(Data listing):

^^^^

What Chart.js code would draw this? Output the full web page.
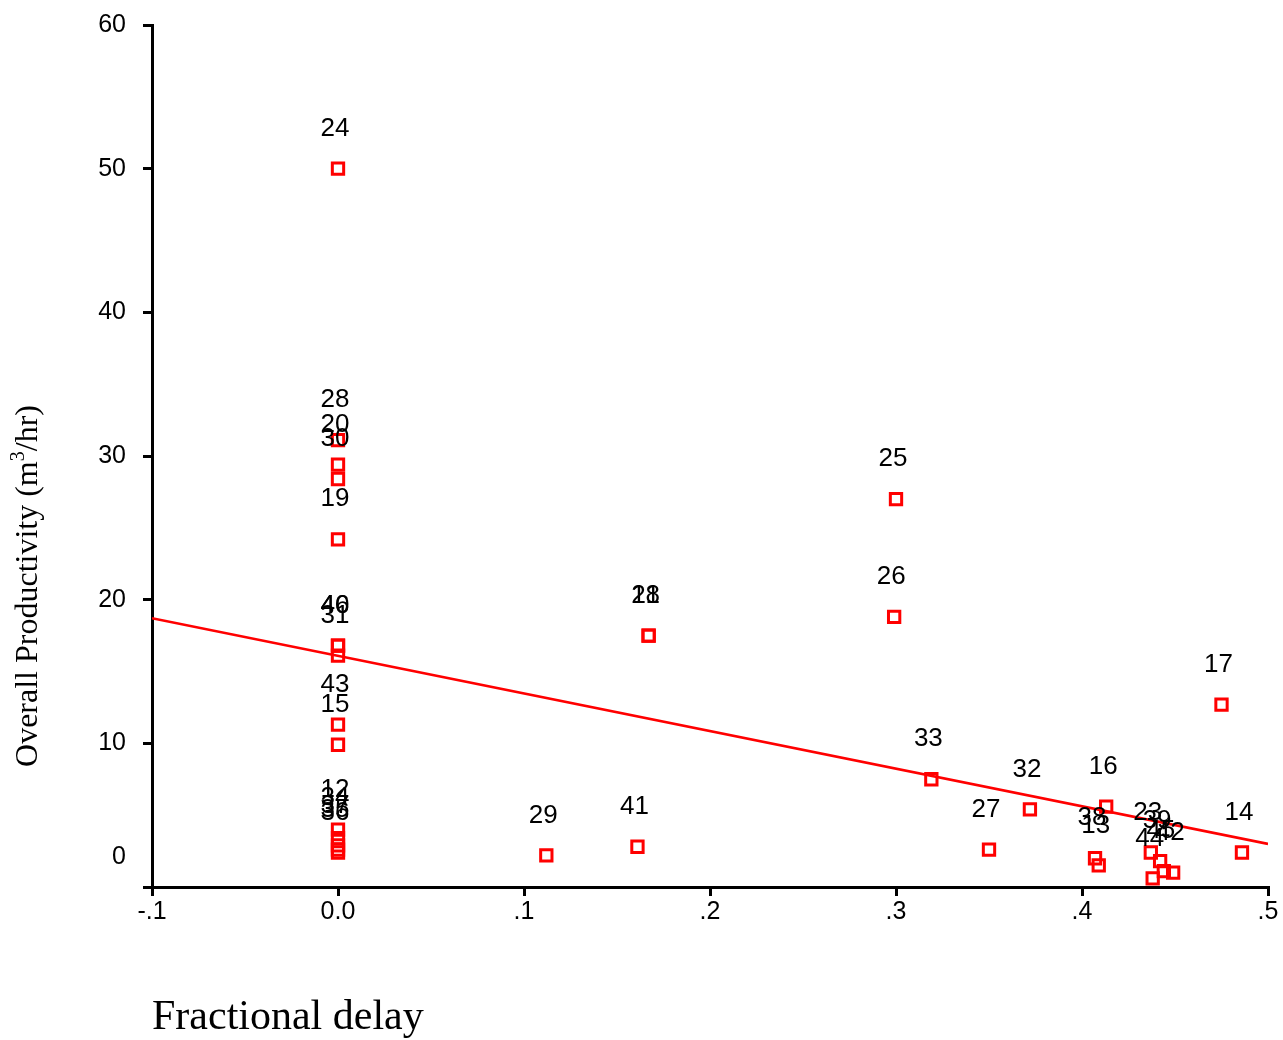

^^^^

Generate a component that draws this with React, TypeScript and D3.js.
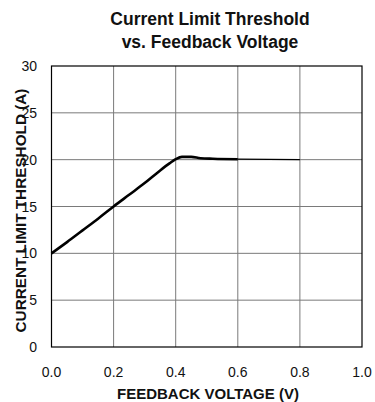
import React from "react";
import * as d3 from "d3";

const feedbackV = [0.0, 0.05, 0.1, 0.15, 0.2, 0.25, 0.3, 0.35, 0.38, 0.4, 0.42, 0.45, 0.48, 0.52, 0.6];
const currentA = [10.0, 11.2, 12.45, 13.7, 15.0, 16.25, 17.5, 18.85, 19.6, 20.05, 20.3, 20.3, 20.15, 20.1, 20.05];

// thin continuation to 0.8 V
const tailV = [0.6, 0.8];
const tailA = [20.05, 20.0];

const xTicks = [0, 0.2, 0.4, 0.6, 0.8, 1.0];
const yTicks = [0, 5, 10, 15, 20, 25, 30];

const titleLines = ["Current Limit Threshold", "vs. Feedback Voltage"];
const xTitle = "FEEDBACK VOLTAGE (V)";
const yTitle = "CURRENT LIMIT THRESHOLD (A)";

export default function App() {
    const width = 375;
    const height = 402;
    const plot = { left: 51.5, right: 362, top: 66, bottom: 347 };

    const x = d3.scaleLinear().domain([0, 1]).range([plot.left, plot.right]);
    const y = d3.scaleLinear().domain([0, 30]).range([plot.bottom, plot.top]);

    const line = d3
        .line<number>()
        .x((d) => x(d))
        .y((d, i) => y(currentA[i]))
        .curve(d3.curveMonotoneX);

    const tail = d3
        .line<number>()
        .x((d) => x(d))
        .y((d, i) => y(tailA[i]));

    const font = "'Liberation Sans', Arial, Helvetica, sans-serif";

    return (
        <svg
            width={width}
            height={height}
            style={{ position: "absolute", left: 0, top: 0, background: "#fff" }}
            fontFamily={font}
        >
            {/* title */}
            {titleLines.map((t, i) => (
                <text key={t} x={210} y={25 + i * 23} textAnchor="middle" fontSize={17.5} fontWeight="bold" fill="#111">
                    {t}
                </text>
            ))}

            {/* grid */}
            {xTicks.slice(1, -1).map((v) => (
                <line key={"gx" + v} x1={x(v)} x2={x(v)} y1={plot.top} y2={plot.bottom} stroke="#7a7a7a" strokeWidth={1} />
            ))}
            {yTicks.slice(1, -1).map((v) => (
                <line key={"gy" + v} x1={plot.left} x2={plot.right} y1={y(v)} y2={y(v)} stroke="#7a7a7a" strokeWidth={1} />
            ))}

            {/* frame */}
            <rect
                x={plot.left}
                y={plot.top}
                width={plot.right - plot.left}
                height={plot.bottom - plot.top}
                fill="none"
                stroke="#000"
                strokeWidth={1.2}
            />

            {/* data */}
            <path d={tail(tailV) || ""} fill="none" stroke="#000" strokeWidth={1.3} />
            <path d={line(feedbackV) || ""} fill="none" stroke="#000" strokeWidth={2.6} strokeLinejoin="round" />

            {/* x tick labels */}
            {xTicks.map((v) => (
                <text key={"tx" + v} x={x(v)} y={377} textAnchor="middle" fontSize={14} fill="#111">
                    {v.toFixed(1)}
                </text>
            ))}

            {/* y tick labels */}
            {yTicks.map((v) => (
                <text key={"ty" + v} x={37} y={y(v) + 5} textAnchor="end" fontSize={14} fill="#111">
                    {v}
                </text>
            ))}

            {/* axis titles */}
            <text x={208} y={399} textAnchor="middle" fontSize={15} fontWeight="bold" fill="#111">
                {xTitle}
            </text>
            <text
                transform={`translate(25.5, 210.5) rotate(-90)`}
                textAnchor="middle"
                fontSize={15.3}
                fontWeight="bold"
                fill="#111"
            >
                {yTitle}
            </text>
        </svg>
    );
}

^^^^

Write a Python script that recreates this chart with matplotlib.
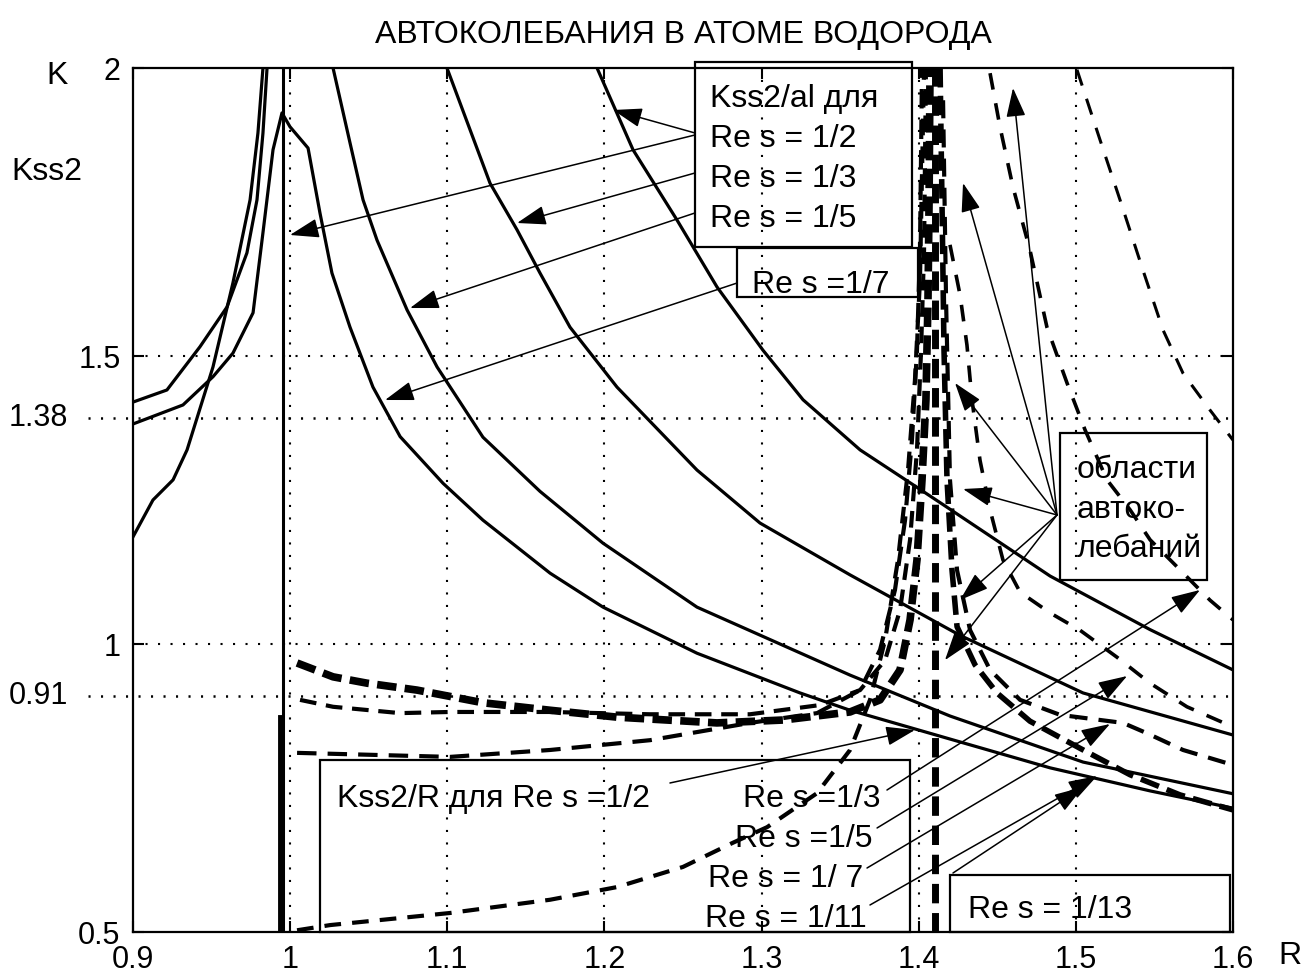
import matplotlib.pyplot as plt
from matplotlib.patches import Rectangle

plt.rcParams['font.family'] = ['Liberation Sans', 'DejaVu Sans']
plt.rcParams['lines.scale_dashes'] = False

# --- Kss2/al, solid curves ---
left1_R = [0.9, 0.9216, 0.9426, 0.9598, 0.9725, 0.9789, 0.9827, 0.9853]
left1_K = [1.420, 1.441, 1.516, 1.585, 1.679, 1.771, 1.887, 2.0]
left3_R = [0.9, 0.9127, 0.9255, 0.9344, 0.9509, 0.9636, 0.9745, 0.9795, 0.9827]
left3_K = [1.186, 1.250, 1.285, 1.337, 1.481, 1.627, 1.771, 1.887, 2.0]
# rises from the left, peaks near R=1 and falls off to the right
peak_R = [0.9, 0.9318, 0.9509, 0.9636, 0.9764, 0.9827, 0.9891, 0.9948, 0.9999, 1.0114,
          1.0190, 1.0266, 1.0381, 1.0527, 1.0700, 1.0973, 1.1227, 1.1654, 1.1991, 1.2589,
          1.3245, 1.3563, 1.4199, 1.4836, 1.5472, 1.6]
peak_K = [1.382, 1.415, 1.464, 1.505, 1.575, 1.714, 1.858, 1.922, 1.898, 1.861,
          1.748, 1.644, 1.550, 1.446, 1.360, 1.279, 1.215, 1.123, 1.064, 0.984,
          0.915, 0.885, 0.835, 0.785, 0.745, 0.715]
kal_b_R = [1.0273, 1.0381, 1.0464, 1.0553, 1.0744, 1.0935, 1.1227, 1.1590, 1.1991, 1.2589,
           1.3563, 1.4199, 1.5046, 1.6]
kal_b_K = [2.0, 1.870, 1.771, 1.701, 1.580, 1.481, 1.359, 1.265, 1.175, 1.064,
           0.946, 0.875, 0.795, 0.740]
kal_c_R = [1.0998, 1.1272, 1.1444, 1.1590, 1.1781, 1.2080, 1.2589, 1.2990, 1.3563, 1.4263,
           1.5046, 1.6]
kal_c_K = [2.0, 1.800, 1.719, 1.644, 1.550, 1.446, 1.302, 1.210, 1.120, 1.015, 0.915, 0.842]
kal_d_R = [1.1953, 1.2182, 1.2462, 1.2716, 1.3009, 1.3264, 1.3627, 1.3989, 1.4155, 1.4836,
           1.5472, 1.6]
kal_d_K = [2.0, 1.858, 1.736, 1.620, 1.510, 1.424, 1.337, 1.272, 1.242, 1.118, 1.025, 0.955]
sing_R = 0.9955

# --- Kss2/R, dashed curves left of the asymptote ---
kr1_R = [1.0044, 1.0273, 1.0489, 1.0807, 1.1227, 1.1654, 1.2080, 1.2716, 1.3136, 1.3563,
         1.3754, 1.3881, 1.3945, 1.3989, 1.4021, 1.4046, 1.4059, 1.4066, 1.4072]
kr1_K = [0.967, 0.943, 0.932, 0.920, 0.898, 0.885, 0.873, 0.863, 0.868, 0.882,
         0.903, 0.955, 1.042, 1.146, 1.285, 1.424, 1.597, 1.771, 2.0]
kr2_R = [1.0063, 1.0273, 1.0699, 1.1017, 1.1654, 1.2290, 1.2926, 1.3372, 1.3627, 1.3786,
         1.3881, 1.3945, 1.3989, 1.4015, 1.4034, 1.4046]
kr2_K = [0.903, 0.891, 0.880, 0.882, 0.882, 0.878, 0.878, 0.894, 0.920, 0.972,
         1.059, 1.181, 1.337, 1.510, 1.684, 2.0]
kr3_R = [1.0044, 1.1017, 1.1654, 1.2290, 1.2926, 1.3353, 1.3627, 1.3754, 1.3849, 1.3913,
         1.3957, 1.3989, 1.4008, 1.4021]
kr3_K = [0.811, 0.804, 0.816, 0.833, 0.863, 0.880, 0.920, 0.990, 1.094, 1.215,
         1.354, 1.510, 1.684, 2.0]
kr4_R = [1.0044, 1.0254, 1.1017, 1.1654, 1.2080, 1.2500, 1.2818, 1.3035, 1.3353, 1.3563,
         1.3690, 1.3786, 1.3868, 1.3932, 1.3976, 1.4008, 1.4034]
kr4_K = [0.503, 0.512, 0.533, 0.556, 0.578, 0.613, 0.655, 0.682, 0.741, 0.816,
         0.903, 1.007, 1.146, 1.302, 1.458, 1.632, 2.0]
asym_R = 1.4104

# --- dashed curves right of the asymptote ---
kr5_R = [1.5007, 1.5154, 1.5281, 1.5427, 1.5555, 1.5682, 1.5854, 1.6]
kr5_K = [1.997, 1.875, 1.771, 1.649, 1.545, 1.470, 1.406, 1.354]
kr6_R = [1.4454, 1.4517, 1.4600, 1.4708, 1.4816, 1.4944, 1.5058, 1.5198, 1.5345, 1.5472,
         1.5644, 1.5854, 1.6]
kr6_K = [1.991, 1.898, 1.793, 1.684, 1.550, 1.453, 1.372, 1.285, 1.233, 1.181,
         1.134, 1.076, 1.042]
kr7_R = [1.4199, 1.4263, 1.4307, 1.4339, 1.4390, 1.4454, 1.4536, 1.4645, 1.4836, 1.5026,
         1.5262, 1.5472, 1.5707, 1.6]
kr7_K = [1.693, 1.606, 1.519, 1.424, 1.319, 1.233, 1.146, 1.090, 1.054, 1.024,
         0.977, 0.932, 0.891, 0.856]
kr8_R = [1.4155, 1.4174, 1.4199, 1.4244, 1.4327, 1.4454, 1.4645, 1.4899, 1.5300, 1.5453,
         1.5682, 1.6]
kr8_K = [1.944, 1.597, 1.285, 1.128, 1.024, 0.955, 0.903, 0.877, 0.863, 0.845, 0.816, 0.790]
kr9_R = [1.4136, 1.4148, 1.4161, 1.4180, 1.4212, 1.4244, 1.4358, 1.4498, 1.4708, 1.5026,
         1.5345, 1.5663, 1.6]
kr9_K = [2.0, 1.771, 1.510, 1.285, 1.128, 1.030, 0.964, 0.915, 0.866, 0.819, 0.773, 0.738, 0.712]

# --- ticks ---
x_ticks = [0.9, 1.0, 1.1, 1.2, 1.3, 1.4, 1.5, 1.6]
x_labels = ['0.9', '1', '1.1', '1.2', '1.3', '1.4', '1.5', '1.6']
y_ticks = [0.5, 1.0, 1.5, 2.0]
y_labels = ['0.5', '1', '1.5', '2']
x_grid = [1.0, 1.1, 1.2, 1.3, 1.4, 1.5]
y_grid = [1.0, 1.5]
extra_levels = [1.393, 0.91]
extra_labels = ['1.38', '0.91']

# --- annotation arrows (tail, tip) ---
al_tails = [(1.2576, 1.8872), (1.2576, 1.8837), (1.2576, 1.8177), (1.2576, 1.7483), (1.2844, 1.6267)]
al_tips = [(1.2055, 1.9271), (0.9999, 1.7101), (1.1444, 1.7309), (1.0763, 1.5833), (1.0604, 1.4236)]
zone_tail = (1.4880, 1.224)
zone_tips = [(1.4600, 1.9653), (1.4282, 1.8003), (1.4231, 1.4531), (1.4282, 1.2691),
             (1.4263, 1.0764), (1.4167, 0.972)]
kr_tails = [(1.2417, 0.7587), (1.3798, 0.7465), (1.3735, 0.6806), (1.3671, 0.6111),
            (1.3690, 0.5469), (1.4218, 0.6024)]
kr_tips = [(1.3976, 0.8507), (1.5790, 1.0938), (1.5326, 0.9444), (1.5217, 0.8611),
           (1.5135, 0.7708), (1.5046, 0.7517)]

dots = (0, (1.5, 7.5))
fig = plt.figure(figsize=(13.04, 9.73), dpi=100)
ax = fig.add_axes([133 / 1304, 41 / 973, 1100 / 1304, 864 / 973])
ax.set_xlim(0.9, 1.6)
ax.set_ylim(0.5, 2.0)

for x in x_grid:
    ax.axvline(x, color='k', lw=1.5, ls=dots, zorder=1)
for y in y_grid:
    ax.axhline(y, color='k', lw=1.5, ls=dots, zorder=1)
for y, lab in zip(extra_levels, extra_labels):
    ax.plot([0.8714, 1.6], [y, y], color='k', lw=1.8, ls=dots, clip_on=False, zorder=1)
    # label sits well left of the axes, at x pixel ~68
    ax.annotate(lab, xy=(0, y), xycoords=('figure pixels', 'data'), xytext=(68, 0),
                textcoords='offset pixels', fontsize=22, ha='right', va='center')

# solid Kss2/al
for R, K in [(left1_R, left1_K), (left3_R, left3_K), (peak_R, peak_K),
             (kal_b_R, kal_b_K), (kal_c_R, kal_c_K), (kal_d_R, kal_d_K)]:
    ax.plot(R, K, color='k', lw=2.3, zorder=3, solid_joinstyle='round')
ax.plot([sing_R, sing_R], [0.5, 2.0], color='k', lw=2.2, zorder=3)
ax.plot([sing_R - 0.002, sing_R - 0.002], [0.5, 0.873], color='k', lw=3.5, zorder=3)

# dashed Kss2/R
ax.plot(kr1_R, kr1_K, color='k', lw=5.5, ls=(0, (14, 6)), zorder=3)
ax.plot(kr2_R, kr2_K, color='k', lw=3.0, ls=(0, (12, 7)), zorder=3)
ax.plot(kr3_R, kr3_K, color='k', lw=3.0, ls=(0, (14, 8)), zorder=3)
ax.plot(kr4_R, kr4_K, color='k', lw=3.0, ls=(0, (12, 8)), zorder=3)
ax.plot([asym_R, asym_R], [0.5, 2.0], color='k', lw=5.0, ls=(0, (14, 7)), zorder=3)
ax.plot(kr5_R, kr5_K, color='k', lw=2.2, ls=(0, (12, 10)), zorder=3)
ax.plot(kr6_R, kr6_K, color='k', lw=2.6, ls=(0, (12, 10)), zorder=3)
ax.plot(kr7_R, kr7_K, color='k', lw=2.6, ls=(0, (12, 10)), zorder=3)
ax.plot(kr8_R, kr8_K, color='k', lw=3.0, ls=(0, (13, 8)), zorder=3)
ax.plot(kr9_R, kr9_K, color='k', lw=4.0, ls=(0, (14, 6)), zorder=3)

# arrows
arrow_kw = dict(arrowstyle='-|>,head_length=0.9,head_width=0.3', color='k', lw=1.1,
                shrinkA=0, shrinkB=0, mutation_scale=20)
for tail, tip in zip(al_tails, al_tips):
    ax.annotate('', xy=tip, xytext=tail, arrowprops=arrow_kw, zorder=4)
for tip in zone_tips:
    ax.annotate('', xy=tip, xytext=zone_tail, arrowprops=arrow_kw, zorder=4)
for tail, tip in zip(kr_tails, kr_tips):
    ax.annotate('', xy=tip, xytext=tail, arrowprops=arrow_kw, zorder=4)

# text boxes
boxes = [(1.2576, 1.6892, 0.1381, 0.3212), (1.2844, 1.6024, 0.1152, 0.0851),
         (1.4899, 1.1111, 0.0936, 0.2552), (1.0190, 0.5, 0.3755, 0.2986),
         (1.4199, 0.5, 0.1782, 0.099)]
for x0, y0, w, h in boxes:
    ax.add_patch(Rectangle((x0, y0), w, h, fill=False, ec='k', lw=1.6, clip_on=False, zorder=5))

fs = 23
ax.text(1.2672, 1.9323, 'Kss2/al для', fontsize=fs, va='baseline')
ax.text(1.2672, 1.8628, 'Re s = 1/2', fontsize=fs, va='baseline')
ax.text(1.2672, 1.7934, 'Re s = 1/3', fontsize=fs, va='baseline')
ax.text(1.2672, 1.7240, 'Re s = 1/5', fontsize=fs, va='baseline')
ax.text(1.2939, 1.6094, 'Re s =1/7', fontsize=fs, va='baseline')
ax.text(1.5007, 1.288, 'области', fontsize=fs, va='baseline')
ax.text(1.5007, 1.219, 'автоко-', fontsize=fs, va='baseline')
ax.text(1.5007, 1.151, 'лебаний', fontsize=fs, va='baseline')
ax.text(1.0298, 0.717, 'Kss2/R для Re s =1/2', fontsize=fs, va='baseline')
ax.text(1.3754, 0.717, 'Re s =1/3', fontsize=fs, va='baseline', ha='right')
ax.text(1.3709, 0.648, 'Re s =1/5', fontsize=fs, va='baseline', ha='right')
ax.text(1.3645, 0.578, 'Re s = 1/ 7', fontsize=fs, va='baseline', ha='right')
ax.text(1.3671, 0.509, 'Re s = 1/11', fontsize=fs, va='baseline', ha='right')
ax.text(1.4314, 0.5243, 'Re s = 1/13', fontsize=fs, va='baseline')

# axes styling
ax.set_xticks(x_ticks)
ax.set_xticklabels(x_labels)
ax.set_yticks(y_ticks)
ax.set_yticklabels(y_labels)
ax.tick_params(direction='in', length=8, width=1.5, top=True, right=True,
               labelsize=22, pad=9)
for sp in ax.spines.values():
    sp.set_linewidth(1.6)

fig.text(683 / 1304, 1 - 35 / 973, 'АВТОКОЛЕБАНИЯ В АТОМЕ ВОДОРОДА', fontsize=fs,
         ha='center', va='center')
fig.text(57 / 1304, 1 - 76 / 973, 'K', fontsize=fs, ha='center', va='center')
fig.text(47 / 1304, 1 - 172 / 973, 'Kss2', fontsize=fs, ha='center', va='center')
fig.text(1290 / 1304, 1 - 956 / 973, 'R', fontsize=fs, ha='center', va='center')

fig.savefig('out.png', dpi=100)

^^^^

(Exercise aim):
In the listing above, find the line with "Write a Python" and the line with "plt.rcParams['lines.scale_dashes'] = False". Copy exactly those lines and all between them, minus the images.

(Finished answer):
Write a Python script that recreates this chart with matplotlib.
import matplotlib.pyplot as plt
from matplotlib.patches import Rectangle

plt.rcParams['font.family'] = ['Liberation Sans', 'DejaVu Sans']
plt.rcParams['lines.scale_dashes'] = False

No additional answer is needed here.